Amarrando o conceito

Embora a proposta de “SEMRÉH” por Ryu busque equilibrar a erudição conceitual com a popularidade do trap moderno, o projeto enfrenta desafios para sustentar essa ambição. Ryu tenta interligar sua fase atual de vida com representações do deus grego Hermes, desde a arte da capa até as nuances das batidas, deixando evidente sua intenção de fazer essa conexão.

As batidas produzidas por Iuri Rio Branco, 6ee, H4lfmeasures, Cyclope, Inpherno, FerM, Pulrs, Joe Challen e Imperial são adornadas com elementos que evocam a Grécia Antiga. Isso cria uma textura auditiva interessante, incorporando instrumentos tradicionais e elementos sonoros arcaicos. Dessa forma, a sonoridade do álbum reflete com muita beleza a aplicação conceitual.

Em menos de dois anos de carreira, Ryu conseguiu destaque notável, mas reconhece o impacto disso em sua vida. Na faixa “Ryan”, ele reflete sobre o Complexo de Deus, uma condição psicológica em que a pessoa se vê como superior, com habilidades e conhecimentos exagerados. Essa introspecção sombria conecta-se ao conceito de ser um deus como Hermes, mas revela uma vulnerabilidade na perspectiva que nas histórias da mitologia grega, até mesmo os deuses apresentam falhas de caráter.

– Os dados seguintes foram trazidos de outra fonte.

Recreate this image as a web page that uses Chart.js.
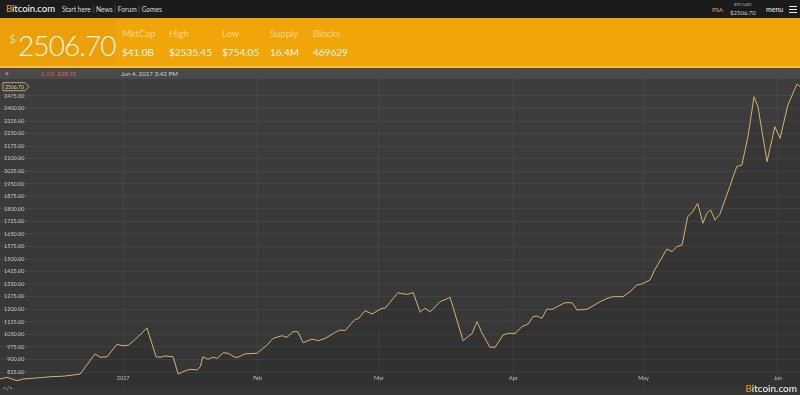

A aplicação solta do conceito permite ao artista manter estrutura e propósito sem se prender a uma narrativa rígida, dando liberdade para a criatividade e expressão individual, proporcionando ao ouvinte uma experiência imersiva. No entanto, a afirmação do sucesso individual, luxo e ostentação, que funcionam bem no trap, acabam diluindo a eficácia do conceito quando as letras recaem nos temas típicos do gênero.

Ryu tem a capacidade de criar mundos sonoros ricos e imersivos. A escolha de Hermes como tema oferecia um campo vasto para exploração lírica e narrativa. Contudo, ao se apoiar excessivamente nas convenções do trap, ele perde a oportunidade de transformar seu conceito em algo inovador e memorável, resultando em uma experiência que, apesar de tecnicamente sólida, não alcança a profundidade prometida em sua totalidade.